Только вот чем ближе мы подходили к дома Авдотьи, тем сильнее накатывал страх. А я поняла, что искренне завидую людям, которые в экстренных случаях могут мыслить здраво. Я к таким людям не относилась.
А ещё я поняла одно, если у меня получится выдержать операцию, то я стану травницей. Ещё не знаю, как сложится моя жизнь, но я знаю себя. Если Ратибора получится спасти, я не брошу это дело.
– Я всё принёс, – Тихомир смотрел на нас с надеждой и толикой панике.
– Хорошо, – кивнула травница. – Клади на лавку, а простыни мне дай. Арника, помоги.
Мы застелили стол простынью, предварительно убрав всё с него и протерев тряпкой.

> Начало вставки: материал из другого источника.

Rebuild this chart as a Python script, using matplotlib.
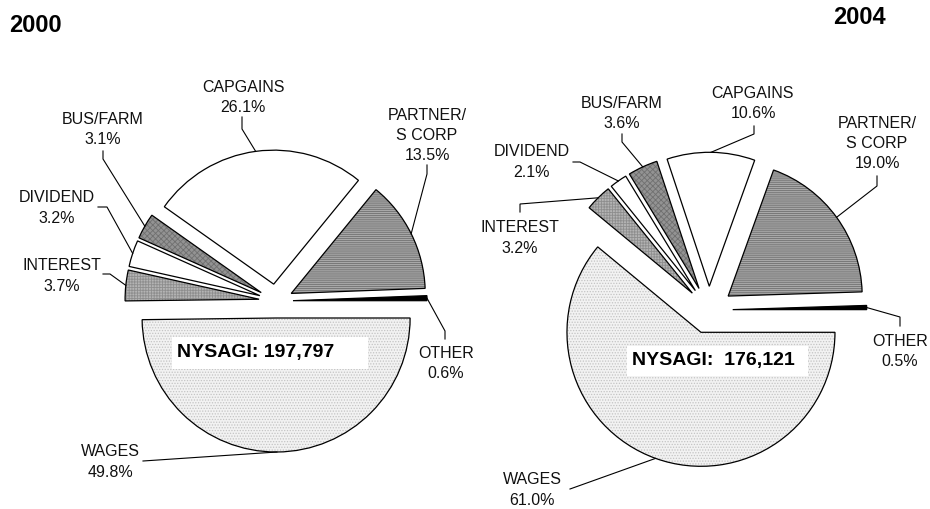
import numpy as np
import matplotlib
matplotlib.use("Agg")
import matplotlib.pyplot as plt
from matplotlib.patches import Rectangle

# -----------------------
# Data
# -----------------------
categories = ["WAGES", "INTEREST", "DIVIDEND", "BUS/FARM", "CAPGAINS", "PARTNER/\nS CORP", "OTHER"]
shares_2000 = [49.8, 3.7, 3.2, 3.1, 26.1, 13.5, 0.6]
shares_2004 = [61.0, 3.2, 2.1, 3.6, 10.6, 19.0, 0.5]
agi_2000 = "NYSAGI: 197,797"
agi_2004 = "NYSAGI:  176,121"
years = ["2000", "2004"]

# -----------------------
# Styles
# -----------------------
W, H = 930, 510
FONT = ["Liberation Sans", "DejaVu Sans"]
plt.rcParams["font.family"] = FONT
plt.rcParams["hatch.linewidth"] = 0.6

# face colour, hatch, hatch colour per category
STYLE = {
    "WAGES": ("#f2f2f2", "......", "#c4c4c4"),
    "INTEREST": ("#b4b4b4", "++++++", "#8e8e8e"),
    "DIVIDEND": ("white", "", "white"),
    "BUS/FARM": ("#939393", "xxxxxx", "#707070"),
    "CAPGAINS": ("white", "", "white"),
    "PARTNER/\nS CORP": ("#a8a8a8", "--------", "#707070"),
    "OTHER": ("black", "", "black"),
}

LINE_GAP = 20.5


def img(x, y):
    # pixel position measured from the top-left corner -> axes data coords
    return x, H - y


def draw_pie(ax, shares, center, radius, offset, label_pos, leaders, box, agi):
    c = img(*center)
    explode = [offset] * len(shares)
    wedges, _ = ax.pie(shares, center=c, radius=radius, startangle=0,
                       counterclock=False, explode=explode)
    for w, name in zip(wedges, categories):
        fc, hatch, hc = STYLE[name]
        w.set_facecolor(fc)
        w.set_edgecolor(hc)
        w.set_hatch(hatch)
        w.set_linewidth(0)
    outline, _ = ax.pie(shares, center=c, radius=radius, startangle=0,
                        counterclock=False, explode=explode,
                        wedgeprops=dict(fill=False, edgecolor="black", linewidth=0.9))

    for w, name, val in zip(outline, categories, shares):
        # label block
        lines = name.split("\n") + [f"{val:.1f}%"]
        lx, ly = label_pos[name]
        for i, s in enumerate(lines):
            ax.text(*img(lx, ly + i * LINE_GAP), s, ha="center", va="center",
                    fontsize=11.5, color="#111111")
        # leader line from the middle of the arc
        tm = np.radians((w.theta1 + w.theta2) / 2)
        ax_, ay_ = w.center[0] + w.r * np.cos(tm), w.center[1] + w.r * np.sin(tm)
        (tx, ty), (ex, ey) = leaders[name]
        p1, p2 = img(tx, ty), img(ex, ey)
        ax.plot([p1[0], p2[0], ax_], [p1[1], p2[1], ay_], color="black", lw=0.8,
                solid_joinstyle="miter")

    bx0, by0, bx1, by1 = box
    ax.add_patch(Rectangle(img(bx0, by1), bx1 - bx0, by1 - by0, fc="white", ec="none", zorder=3))
    ax.text(*img(bx0 + 5, (by0 + by1) / 2 - 1), agi, ha="left", va="center",
            fontsize=14, fontweight="bold", zorder=4)


fig = plt.figure(figsize=(W / 100, H / 100), dpi=100)
ax = fig.add_axes([0, 0, 1, 1])

labels_2000 = {
    "WAGES": (110, 452), "INTEREST": (62, 266), "DIVIDEND": (57, 198),
    "BUS/FARM": (103, 119), "CAPGAINS": (243, 87), "PARTNER/\nS CORP": (427, 115),
    "OTHER": (446, 353),
}
leaders_2000 = {
    "WAGES": ((143, 462), (143, 462)), "INTEREST": ((103, 275), (110, 275)),
    "DIVIDEND": ((98, 208), (107, 208)), "BUS/FARM": ((103, 152), (103, 160)),
    "CAPGAINS": ((242, 118), (242, 130)), "PARTNER/\nS CORP": ((427, 166), (427, 175)),
    "OTHER": ((445, 340), (445, 332)),
}
labels_2004 = {
    "WAGES": (532, 480), "INTEREST": (520, 228), "DIVIDEND": (532, 152),
    "BUS/FARM": (622, 103), "CAPGAINS": (753, 93), "PARTNER/\nS CORP": (877, 123),
    "OTHER": (900, 341),
}
leaders_2004 = {
    "WAGES": ((570, 490), (570, 490)), "INTEREST": ((520, 213), (520, 205)),
    "DIVIDEND": ((573, 163), (580, 163)), "BUS/FARM": ((622, 135), (622, 143)),
    "CAPGAINS": ((754, 127), (754, 135)), "PARTNER/\nS CORP": ((877, 177), (877, 187)),
    "OTHER": ((900, 327), (900, 318)),
}

draw_pie(ax, shares_2000, (276, 302), 134, 17, labels_2000, leaders_2000,
         (172, 338, 368, 370), agi_2000)
draw_pie(ax, shares_2004, (709, 311), 134, 23.7, labels_2004, leaders_2004,
         (627, 347, 808, 377), agi_2004)

ax.text(*img(35, 25), years[0], ha="center", va="center", fontsize=17, fontweight="bold")
ax.text(*img(859, 17.5), years[1], ha="center", va="center", fontsize=17, fontweight="bold")

ax.set_xlim(0, W)
ax.set_ylim(0, H)
ax.set_aspect("equal")
ax.axis("off")

fig.savefig("out.png", dpi=100, facecolor="white")
plt.close(fig)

– Тихомир, неси батьку на стол. Положи его.
Когда Тихомир вышел, женщина перелила самогон в пустую банку и поманила меня рукой.

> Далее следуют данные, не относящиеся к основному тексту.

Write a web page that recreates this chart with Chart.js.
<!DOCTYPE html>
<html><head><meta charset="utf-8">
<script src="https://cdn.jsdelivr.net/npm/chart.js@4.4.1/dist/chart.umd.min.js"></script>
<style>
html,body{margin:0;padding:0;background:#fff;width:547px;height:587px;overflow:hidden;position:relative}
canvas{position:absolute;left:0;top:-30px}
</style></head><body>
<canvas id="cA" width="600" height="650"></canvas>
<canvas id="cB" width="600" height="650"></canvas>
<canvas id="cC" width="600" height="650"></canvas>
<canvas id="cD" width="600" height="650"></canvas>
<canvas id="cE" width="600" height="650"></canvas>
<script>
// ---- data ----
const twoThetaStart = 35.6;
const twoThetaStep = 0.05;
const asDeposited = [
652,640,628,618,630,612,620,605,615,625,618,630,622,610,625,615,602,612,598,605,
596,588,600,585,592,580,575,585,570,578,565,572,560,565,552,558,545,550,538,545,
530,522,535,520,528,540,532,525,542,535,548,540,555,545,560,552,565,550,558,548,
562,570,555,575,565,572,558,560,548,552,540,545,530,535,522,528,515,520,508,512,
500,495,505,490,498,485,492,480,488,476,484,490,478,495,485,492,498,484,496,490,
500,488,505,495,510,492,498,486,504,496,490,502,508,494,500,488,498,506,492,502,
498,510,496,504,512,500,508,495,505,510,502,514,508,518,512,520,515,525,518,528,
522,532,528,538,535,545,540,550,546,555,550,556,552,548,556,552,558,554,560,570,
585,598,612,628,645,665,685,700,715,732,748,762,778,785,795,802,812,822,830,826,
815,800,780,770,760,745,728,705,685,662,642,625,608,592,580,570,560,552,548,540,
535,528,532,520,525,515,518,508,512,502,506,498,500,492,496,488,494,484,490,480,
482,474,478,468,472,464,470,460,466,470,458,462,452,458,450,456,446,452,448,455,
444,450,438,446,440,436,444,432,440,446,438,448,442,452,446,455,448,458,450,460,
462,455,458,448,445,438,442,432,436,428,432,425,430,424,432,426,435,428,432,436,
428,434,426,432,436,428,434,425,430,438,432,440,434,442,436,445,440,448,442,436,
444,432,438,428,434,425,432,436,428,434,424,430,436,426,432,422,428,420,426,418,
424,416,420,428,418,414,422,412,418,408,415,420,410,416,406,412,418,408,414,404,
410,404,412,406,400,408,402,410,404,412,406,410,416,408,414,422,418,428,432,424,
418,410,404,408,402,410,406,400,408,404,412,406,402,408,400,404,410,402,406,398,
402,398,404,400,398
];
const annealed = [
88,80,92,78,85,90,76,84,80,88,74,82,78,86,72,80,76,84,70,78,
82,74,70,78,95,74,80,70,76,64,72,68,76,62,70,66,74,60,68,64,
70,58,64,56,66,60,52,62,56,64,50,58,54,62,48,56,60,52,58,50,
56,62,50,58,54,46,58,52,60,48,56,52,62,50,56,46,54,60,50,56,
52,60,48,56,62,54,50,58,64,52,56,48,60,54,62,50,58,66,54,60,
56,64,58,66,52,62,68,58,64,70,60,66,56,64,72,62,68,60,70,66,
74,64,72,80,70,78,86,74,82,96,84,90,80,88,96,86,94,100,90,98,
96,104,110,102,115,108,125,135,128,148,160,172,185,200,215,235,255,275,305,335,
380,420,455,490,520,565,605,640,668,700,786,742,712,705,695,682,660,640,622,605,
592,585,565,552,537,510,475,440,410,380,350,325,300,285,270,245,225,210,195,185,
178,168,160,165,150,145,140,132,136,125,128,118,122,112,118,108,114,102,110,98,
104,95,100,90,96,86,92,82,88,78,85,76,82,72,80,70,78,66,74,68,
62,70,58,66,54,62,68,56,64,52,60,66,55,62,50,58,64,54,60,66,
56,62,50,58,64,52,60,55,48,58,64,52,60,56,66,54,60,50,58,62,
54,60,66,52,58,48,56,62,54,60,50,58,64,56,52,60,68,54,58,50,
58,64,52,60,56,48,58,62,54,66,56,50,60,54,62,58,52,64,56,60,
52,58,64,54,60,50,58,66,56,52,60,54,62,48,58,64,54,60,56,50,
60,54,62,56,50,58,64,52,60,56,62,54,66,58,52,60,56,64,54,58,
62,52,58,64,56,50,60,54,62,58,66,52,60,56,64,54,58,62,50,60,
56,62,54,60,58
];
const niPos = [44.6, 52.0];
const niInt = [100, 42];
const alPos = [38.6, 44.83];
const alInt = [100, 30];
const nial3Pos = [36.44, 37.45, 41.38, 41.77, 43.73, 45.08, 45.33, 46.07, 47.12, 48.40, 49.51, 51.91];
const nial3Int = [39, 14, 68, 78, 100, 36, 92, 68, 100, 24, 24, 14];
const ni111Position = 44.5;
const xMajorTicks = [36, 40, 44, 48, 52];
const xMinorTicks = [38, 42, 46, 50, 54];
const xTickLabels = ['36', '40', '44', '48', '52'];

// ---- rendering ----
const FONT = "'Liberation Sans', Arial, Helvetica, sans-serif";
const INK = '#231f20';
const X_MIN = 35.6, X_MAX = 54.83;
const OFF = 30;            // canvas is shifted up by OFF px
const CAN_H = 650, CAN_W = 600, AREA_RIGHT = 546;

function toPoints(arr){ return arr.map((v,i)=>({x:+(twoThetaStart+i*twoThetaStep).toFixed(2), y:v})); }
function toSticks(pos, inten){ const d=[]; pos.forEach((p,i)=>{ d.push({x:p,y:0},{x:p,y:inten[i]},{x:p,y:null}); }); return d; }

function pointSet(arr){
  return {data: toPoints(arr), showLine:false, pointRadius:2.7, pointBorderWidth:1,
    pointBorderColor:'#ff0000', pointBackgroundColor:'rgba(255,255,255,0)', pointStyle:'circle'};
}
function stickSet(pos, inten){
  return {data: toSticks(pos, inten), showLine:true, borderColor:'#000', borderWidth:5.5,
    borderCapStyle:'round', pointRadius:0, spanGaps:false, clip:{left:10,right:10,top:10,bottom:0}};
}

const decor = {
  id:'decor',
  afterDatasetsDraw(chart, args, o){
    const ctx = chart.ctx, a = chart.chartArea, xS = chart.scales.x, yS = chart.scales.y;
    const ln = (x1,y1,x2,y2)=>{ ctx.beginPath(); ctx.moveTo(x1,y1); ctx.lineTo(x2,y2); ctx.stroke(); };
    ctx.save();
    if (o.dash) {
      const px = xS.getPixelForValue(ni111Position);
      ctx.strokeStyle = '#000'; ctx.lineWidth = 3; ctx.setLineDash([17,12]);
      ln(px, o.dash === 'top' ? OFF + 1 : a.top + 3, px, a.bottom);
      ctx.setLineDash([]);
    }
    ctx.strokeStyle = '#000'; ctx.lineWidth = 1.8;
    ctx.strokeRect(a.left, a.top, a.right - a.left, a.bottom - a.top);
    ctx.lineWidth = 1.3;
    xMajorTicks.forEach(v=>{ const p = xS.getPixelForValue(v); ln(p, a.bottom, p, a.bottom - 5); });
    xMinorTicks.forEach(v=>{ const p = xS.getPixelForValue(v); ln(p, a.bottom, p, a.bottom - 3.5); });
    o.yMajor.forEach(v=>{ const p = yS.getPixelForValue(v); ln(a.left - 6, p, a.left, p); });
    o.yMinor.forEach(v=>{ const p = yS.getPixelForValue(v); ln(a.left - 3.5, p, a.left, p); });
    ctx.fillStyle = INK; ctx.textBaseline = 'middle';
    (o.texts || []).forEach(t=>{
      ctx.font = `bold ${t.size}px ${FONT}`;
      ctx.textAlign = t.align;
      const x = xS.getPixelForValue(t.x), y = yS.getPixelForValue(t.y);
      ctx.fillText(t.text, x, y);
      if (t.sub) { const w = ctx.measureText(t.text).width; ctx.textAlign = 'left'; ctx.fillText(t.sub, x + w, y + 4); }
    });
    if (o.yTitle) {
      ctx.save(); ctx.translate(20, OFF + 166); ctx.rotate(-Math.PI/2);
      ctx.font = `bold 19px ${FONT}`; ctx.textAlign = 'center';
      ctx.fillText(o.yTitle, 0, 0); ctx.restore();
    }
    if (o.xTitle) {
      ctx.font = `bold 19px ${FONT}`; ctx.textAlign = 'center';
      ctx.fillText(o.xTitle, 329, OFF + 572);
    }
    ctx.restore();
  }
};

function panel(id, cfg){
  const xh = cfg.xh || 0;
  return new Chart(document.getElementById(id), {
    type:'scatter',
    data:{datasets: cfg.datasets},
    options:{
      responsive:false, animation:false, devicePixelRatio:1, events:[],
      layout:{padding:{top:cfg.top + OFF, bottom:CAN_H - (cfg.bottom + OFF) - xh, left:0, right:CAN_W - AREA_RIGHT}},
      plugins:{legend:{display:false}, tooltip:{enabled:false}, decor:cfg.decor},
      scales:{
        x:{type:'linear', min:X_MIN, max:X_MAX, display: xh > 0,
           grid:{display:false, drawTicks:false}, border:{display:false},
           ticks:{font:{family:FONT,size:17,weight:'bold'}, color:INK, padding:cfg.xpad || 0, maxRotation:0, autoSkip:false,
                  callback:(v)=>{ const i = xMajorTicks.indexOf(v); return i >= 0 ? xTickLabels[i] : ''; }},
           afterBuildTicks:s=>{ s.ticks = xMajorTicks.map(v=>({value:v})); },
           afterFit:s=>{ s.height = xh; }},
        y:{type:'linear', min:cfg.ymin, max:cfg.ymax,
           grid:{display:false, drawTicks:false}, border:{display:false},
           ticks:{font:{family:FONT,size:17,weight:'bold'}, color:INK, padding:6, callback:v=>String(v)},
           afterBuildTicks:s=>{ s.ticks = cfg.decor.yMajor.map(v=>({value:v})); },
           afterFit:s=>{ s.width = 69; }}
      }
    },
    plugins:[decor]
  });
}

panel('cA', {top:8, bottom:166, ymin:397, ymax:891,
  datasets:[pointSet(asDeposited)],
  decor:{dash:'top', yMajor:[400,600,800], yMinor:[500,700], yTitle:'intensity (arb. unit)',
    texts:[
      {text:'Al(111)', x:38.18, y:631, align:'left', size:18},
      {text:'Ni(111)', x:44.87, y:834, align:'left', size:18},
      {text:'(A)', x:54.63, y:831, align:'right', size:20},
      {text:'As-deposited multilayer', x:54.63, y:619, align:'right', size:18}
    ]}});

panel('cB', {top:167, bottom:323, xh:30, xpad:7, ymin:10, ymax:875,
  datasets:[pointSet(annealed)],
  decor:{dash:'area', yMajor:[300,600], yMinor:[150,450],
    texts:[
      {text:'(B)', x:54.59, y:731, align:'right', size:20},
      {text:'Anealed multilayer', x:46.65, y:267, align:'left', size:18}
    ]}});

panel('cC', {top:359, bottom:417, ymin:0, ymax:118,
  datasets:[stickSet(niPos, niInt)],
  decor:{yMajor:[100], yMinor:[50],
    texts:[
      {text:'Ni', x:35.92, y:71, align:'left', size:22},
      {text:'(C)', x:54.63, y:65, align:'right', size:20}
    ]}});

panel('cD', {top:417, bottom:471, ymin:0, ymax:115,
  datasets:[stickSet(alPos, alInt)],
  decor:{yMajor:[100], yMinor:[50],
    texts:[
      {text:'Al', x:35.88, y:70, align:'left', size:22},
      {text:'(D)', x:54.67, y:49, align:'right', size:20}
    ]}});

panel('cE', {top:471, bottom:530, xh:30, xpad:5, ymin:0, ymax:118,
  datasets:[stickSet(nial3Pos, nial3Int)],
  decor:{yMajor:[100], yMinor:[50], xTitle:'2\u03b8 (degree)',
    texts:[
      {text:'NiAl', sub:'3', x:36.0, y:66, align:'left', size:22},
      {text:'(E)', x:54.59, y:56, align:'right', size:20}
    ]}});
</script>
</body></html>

– Знаешь, когда-то этот способ считался едва ли не самым лучшим, чтобы отправить больного в глубокий сон. Со временем научились делать обезболивающее, но именно этот способ быстр и прост, когда вблизи нет обезболивающего.

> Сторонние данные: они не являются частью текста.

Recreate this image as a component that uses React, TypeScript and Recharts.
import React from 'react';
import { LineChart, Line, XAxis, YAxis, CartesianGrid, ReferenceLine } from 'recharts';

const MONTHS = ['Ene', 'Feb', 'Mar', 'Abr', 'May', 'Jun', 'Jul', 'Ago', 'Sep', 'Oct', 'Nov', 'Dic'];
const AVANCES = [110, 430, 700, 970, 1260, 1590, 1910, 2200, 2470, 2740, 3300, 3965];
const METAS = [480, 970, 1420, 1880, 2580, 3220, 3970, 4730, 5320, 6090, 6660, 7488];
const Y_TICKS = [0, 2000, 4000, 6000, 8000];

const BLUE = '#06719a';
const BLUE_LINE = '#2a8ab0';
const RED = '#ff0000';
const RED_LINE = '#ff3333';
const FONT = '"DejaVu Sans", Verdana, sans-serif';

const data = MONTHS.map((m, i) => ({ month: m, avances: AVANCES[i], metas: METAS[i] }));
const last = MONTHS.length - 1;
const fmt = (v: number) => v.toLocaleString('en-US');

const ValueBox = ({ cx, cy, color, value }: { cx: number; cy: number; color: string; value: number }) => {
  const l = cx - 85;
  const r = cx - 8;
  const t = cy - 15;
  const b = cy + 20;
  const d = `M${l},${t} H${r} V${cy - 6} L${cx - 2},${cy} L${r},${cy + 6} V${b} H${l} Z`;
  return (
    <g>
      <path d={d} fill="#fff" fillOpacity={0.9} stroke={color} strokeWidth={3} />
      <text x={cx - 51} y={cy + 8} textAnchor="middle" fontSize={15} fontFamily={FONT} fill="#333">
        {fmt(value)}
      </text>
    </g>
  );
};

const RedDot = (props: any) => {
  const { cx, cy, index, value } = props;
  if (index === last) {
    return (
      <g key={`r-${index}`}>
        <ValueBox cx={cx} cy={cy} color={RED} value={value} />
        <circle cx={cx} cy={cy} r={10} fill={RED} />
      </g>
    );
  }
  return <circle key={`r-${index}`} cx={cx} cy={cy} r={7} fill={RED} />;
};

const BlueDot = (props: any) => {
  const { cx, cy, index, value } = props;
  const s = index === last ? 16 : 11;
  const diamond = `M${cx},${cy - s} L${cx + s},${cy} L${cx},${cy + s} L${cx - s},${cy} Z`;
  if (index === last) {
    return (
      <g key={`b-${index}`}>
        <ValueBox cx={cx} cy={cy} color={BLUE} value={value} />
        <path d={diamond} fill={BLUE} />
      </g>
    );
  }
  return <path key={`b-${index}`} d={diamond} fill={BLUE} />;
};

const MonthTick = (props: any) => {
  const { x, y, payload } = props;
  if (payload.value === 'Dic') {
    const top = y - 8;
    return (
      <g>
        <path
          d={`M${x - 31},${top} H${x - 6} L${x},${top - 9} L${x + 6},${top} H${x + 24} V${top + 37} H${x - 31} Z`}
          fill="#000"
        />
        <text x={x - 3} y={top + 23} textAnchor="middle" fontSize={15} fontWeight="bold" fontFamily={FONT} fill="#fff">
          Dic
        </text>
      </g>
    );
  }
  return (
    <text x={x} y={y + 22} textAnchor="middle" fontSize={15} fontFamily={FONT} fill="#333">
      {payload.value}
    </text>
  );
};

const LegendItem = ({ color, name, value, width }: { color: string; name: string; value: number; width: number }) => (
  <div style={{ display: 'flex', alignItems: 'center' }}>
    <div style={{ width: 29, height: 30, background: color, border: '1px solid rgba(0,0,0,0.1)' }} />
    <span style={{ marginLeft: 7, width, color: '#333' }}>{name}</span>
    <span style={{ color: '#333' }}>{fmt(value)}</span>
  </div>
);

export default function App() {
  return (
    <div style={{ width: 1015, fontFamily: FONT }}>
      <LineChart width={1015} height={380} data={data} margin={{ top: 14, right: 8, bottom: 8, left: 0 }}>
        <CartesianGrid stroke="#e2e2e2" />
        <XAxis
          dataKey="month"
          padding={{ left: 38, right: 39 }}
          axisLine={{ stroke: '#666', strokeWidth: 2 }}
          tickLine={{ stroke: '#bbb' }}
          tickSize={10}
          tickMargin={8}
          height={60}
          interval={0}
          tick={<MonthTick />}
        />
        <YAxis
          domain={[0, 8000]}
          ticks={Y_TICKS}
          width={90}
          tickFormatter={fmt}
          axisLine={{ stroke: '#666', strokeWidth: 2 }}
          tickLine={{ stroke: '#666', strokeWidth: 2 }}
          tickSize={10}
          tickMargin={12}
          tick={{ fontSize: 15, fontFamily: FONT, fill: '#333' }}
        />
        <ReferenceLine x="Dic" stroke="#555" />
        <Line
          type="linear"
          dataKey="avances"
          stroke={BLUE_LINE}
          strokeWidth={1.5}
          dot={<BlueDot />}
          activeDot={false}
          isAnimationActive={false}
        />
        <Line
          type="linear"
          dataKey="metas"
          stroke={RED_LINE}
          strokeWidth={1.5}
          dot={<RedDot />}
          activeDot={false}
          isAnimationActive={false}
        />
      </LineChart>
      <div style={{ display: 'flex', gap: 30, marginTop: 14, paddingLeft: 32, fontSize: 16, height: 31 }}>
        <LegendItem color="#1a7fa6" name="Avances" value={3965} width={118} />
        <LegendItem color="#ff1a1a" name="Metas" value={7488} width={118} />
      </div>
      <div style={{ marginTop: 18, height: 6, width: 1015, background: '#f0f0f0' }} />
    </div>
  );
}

– Напоить алкоголем? – непонимающе переспросила я. – Неужели можно настолько много выпить?
– Можно, – усмехнулась мама. – Можно и помереть от отравления. Но я сейчас не о чистом алкоголе. Идём со мной, только так, чтобы никто не видел.
Я вышла следом, на улицу. И не поняла сразу, зачем травница срывает цветы.
Пока не увидела, что это за цветы…
– Это обязательно? – прошептала я.
– Иначе, Ратибор умрёт от болевого шока, – объяснила женщина, выдавливая сок в бутыль с алкоголем. – Будем надеяться, что поможет.
– Значит, уверенности нет? – спросила я, внимательно следя за приготовлениями.
– Абсолютно никакой, – вздохнула травница. – Идём, пора приступать.
Я никогда не хотела стать врачом. Эта благородная профессия вызывала во мне ужас. Не само название, естественно. А то, с чем приходится сталкиваться. Сейчас же мне приходилось внимательно наблюдать за операцией, подавляя тошноту и головокружение. Хлопнуться в обморок, оставив травницу разбираться самостоятельно, значит собственноручно убить пациента.
Напоив Ратибора алкоголем, мы дождались, пока он уснёт. Не знала, что без специальных лекарств сон может быть настолько крепок. Я даже усомнилась, а сможет ли он проснуться.
– Не отвлекайся, – рыкнула мама, внимательно разглядывая рану.
– Может дождёмся лекаря? – тихо спросила я, лелея надежду.